Museum in Oklahoma, United States

The Midgley Museum is a city-owned museum located in the city of Enid, Oklahoma.

The museum's exhibits include a large mineral and rock collection that features a 7,000-pound petrified stump and fluorescent rocks that must be viewed under a black light. The museum is operated by the Northwest Oklahoma Masonic Lodges.

==History==
The items displayed in the museum were collected by the Midgley family that came to the United States from England in the 1870s. Wheat and hay farmers, the Midgleys collected exotic rocks while traveling to sell their harvests.

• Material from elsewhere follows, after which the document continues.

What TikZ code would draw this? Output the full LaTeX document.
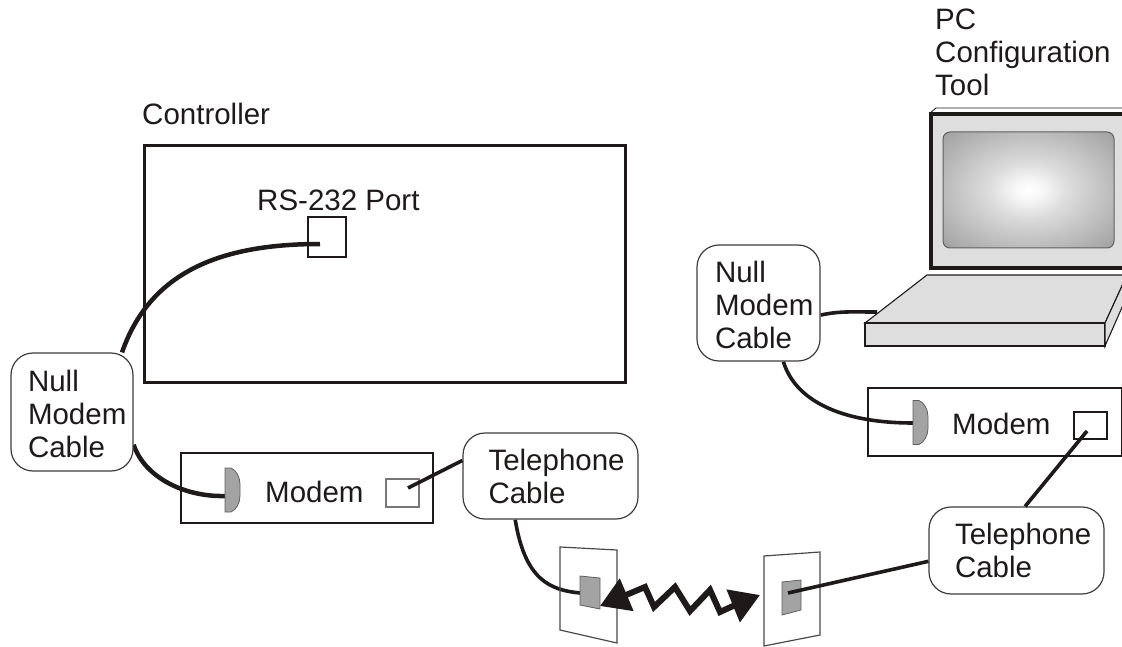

The family commissioned Texas stonemasons to construct a home from rocks they had excavated. They donated their collections and the home as a museum to the city of Enid.

==Exhibits==
The house itself is a large part of the display, as it is made from the rocks and minerals the Midgleys collected over the years. In the front yard, there is a 7,000-pound petrified tree stump found near Woodward, Oklahoma. The fireplace is made from priceless fossil stone and a glass-encased gypsum selenite, the largest removed from Oklahoma's Salt Plains National Wildlife Refuge.

The entire mineral and rock collection includes more than 30 types of exotic rocks, fossil stones, crystal, agate, sandstone, and petrified wood.

===Black light room===
A closet in the house is filled with fluorescent rocks on display under a black light.

===Trophy room===
The trophy room includes a stuffed buffalo, Royal Canadian elk, and a moose, and javelinas.